Because of the unique history of the Church of England, you find various mixes of Catholic and Protestant ideas and practices in the Anglican Communion, which includes the Episcopal Church USA. There is no one way to be Episcopalian. One result of this is that we have great opportunities for dialogue about the purpose of the church in the world today, how to approach interpreting the Bible, etc. We should be willing to challenge ourselves constantly as we seek wisdom wherever we may find it, because any human understanding of God is necessarily incomplete.

The Episcopal Church is strongly rooted in Scripture. We think, though, that passages of the Bible do not necessarily yield their meaning right away, especially given the historical and cultural distance between the contexts in which they were written down and our own lives. There is a vital role for reason in interpreting Scripture and in bringing a Christian understanding to those matters on which it is silent. We also look to the traditions of the church for guidance, since many of today's problems have been faced before, but tradition cannot take the place of the living Spirit among us.

The creeds are traditional summaries of Christian beliefs. Though they are not found in the Bible itself, they express vital Biblical themes and tell, in miniature, the story of Christ. They have been refined over many centuries of church history (but not without a great deal of conflict). We say the Nicene Creed at each of our worship services.

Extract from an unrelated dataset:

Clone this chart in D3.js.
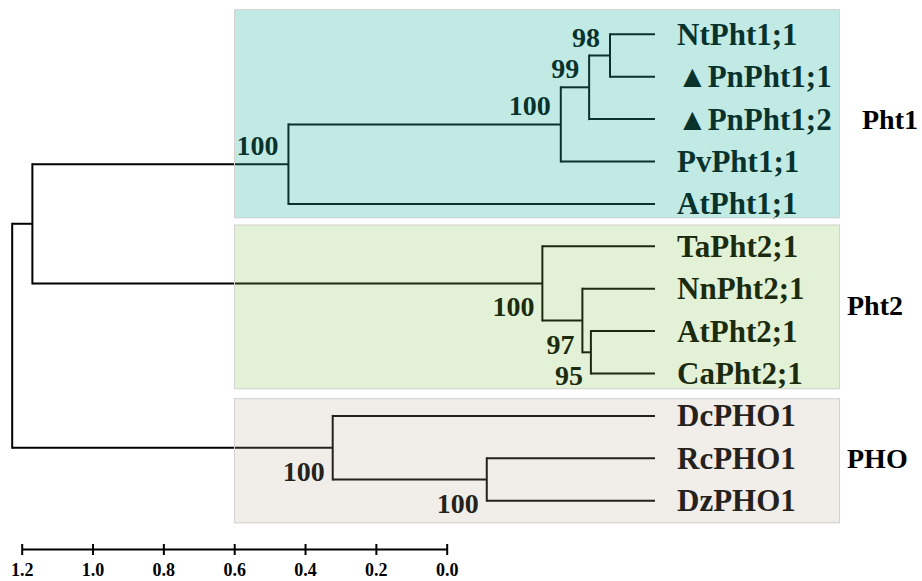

It is worth considering closely what each part of the creed means. One thing that may seem odd is the use of the word "catholic" in the last section, since this word is so closely associated with the Roman Catholic Church, and while the Anglican Communion has a great many points of contact with Roman Catholicism, as organizations they are completely separate. There is an older meaning of "catholic" which is something like "universal." That is, we see ourselves as one part of the entire Church, which is all who follow Christ, whatever their differences in ideas and practices.

The Nicene Creed

We believe in one God,
    the Father, the Almighty,
    maker of heaven and earth,
    of all that is, seen and unseen.
We believe in one Lord, Jesus Christ,
    the only Son of God,
    eternally begotten of the Father,
    God from God, Light from Light,
    true God from true God,
    begotten, not made,
    of one Being with the Father.
    Through him all things were made.
    For us and for our salvation
        he came down from heaven:
    by the power of the Holy Spirit
        he became incarnate from the Virgin Mary,
        and was made man.
    For our sake he was crucified under Pontius Pilate;
        he suffered death and was buried.
        On the third day he rose again
            in accordance with the Scriptures;
        he ascended into heaven
            and is seated at the right hand of the Father.
   He will come again in glory to judge the living and the dead,
        and his kingdom will have no end.
We believe in the Holy Spirit, the Lord, the giver of life, 
    who proceeds from the Father and the Son.
    With the Father and the Son he is worshiped and glorified.
    He has spoken through the Prophets.
    We believe in one holy catholic and apostolic Church.
    We acknowledge one baptism for the forgiveness of sins.
    We look for the resurrection of the dead,
        and the life of the world to come. Amen.